Wednesday, July 10, 2013

Number 1399: Black Knight: hero or spineless lack-a-day?

Stan Lee portrayed the Black Knight’s alter ego, Sir Percy, in much the same way the alter ego of Zorro, Don Diego, was played by Tyrone Power in the 1940 movie, The Mark of Zorro. Foppish. Effeminate. The attitudes toward Sir Percy by the characters in the story are insulting, even physical.
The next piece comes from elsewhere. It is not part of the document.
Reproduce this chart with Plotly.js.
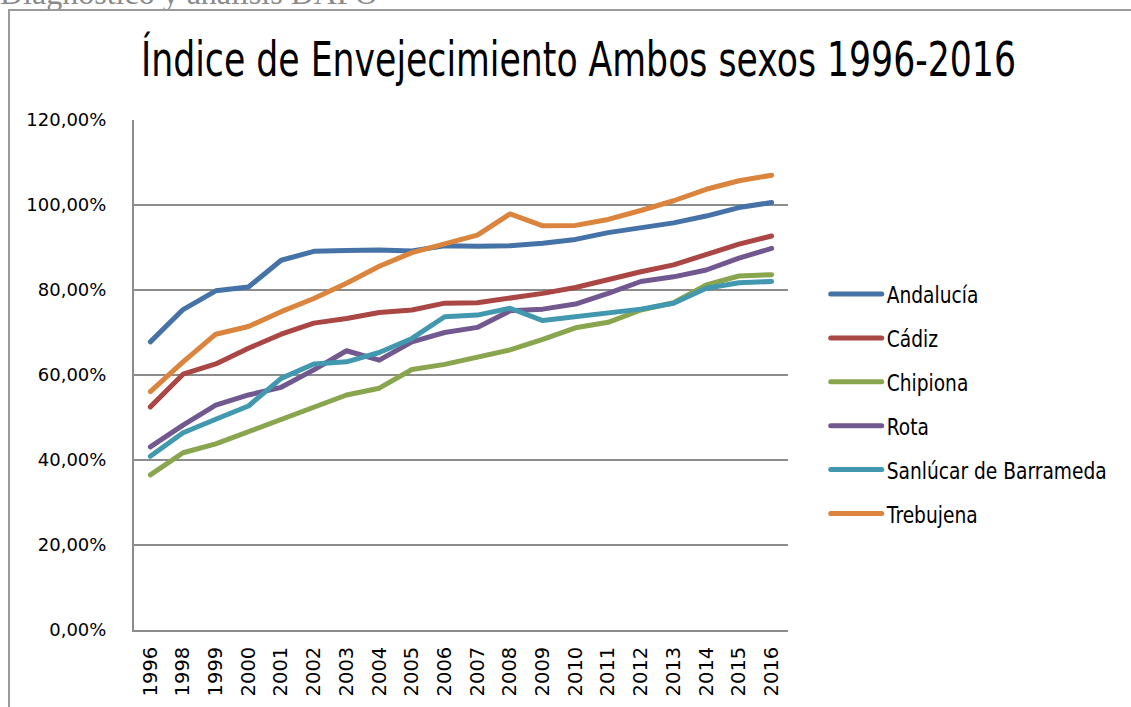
<!DOCTYPE html>
<html>
<head>
<meta charset="utf-8">
<script src="https://cdn.plot.ly/plotly-3.0.1.min.js"></script>
<style>
  html, body { margin: 0; padding: 0; background: #fff; overflow: hidden; }
  #wrap { position: relative; width: 1131px; height: 707px; }
  #chart { position: absolute; left: 0; top: 0; width: 1131px; height: 707px; }
  #frame { position: absolute; left: 8px; top: 9px; width: 1200px; height: 800px;
           border-left: 2px solid #9a9a9a; border-top: 2px solid #9a9a9a; pointer-events: none; }
  #header { position: absolute; left: 0px; top: -23px; font-family: "Liberation Serif", serif;
            font-size: 32px; line-height: 1; color: #8a8a8a; white-space: nowrap; }
  .js-line { stroke-linejoin: round; stroke-linecap: round; }
</style>
</head>
<body>
<div id="wrap">
  <div id="header">Diagnóstico y análisis DAFO</div>
  <div id="chart"></div>
  <div id="frame"></div>
</div>
<script>
const years = ['1996','1998','1999','2000','2001','2002','2003','2004','2005','2006',
               '2007','2008','2009','2010','2011','2012','2013','2014','2015','2016'];
const seriesNames = ['Andalucía','Cádiz','Chipiona','Rota','Sanlúcar de Barrameda','Trebujena'];
const andalucia = [67.8,75.4,79.8,80.7,87.0,89.1,89.3,89.4,89.2,90.4,90.3,90.4,91.0,91.9,93.5,94.7,95.8,97.4,99.4,100.6];
const cadiz     = [52.5,60.2,62.6,66.3,69.6,72.2,73.3,74.7,75.3,76.9,77.0,78.1,79.2,80.6,82.5,84.3,85.9,88.2,90.8,92.7];
const chipiona  = [36.5,41.7,43.8,46.7,49.8,52.7,55.3,56.9,61.3,62.5,64.2,65.9,68.4,71.1,72.4,75.3,77.0,81.2,83.3,83.6];
const rota      = [43.1,48.2,52.9,55.3,57.1,61.2,65.7,63.5,67.8,70.0,71.2,75.1,75.5,76.7,79.2,82.0,83.1,84.7,87.5,89.8];
const sanlucar  = [40.9,46.4,49.6,52.7,59.2,62.6,63.1,65.3,68.6,73.7,74.1,75.7,72.8,73.7,74.5,75.5,76.9,80.4,81.7,82.0];
const trebujena = [56.1,63.1,69.6,71.4,74.9,78.0,81.6,85.6,88.8,91.0,92.9,97.9,95.1,95.2,96.6,98.7,101.0,103.7,105.7,107.0];
const seriesValues = [andalucia, cadiz, chipiona, rota, sanlucar, trebujena];
const colors = ['#4572A7','#AA4643','#89A54E','#71588F','#4198AF','#DB843D'];

const traces = seriesNames.map((name, i) => ({
  type: 'scatter', mode: 'lines', name: name,
  x: years, y: seriesValues[i],
  line: { color: colors[i], width: 5 },
  legendgroup: 'g' + i,
  hoverinfo: 'skip'
}));

const layout = {
  width: 1131, height: 707,
  margin: { l: 134, r: 343, t: 120, b: 77, autoexpand: false },
  paper_bgcolor: 'rgba(0,0,0,0)', plot_bgcolor: '#fff',
  separators: ',.',
  showlegend: true,
  title: {
    text: 'Índice de Envejecimiento Ambos sexos 1996-2016',
    font: { family: '"DejaVu Sans", sans-serif', size: 48, color: '#000' },
    xref: 'container', x: 0.5115, xanchor: 'center',
    yref: 'container', y: 0.916, yanchor: 'middle'
  },
  xaxis: {
    type: 'category', tickangle: -90, automargin: false,
    range: [-0.5, years.length - 0.5],
    showgrid: false, zeroline: false,
    showline: true, linecolor: '#8c8c8c', linewidth: 2,
    ticks: '', ticklabelstandoff: 7,
    tickfont: { family: '"DejaVu Sans", sans-serif', size: 19.5, color: '#000' }
  },
  yaxis: {
    range: [0, 120], dtick: 20, tick0: 0, automargin: false,
    tickformat: '.2f', ticksuffix: '%',
    showgrid: true, gridcolor: '#8c8c8c', gridwidth: 2,
    zeroline: false, showline: true, linecolor: '#8c8c8c', linewidth: 2,
    ticks: '', ticklabelstandoff: 22,
    tickfont: { family: '"DejaVu Sans", sans-serif', size: 18, color: '#000' }
  },
  legend: {
    x: 1.0577, xanchor: 'left', y: 0.443, yanchor: 'middle',
    font: { family: '"DejaVu Sans", sans-serif', size: 23, color: '#000' },
    tracegroupgap: 11, itemwidth: 51,
    bgcolor: 'rgba(0,0,0,0)'
  }
};

function condenseEl(t, factor, target) {
  const w = t.getComputedTextLength();
  if (!w) return;
  const L = target ? target : w * factor;
  t.setAttribute('textLength', L.toFixed(1));
  t.setAttribute('lengthAdjust', 'spacingAndGlyphs');
}
function condense(sel, factor, target) {
  document.querySelectorAll(sel).forEach(t => {
    const spans = t.querySelectorAll('tspan');
    if (spans.length) spans.forEach(s => condenseEl(s, factor, target));
    else condenseEl(t, factor, target);
  });
}
function finish() {
  condense('#chart .gtitle', 1, 875);
  condense('#chart .legendtext', 0.9);
  document.querySelectorAll('#chart .legend [clip-path]').forEach(e => e.removeAttribute('clip-path'));
}

Plotly.newPlot('chart', traces, layout, { displayModeBar: false, staticPlot: true }).then(() => {
  finish();
  setTimeout(finish, 60);
});
</script>
</body>
</html>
Modred whacks him with a glove (to which Sir Percy later says to Merlin, the one guy who knows he’s role-playing, “I’ll feel the sting of Modred’s glove till the day I avenge that insult.”) To Lady Rosamund Sir Percy is a “churl,” (I looked it up, it means a rude, boorish person, which Sir Percy is not, and I wonder if Stan threw it in because it looked good, no matter its meaning.) Earlier, in the Black Knight’s origin story (available by a link below this story), Lady Rosamund on first meeting Percy, is positively hostile: “How can you stay around here, like an old man or a woman . . .” (Emphasis mine.) I think you get my point. It was another era when it was okay to disrespect someone who was thought gay. Stan Lee may not have been aware that was what he was doing, or if he was he had no way of knowing it would be brought up by a churlish blogger nearly 60 years hence, forsooth (meaning “in truth.”)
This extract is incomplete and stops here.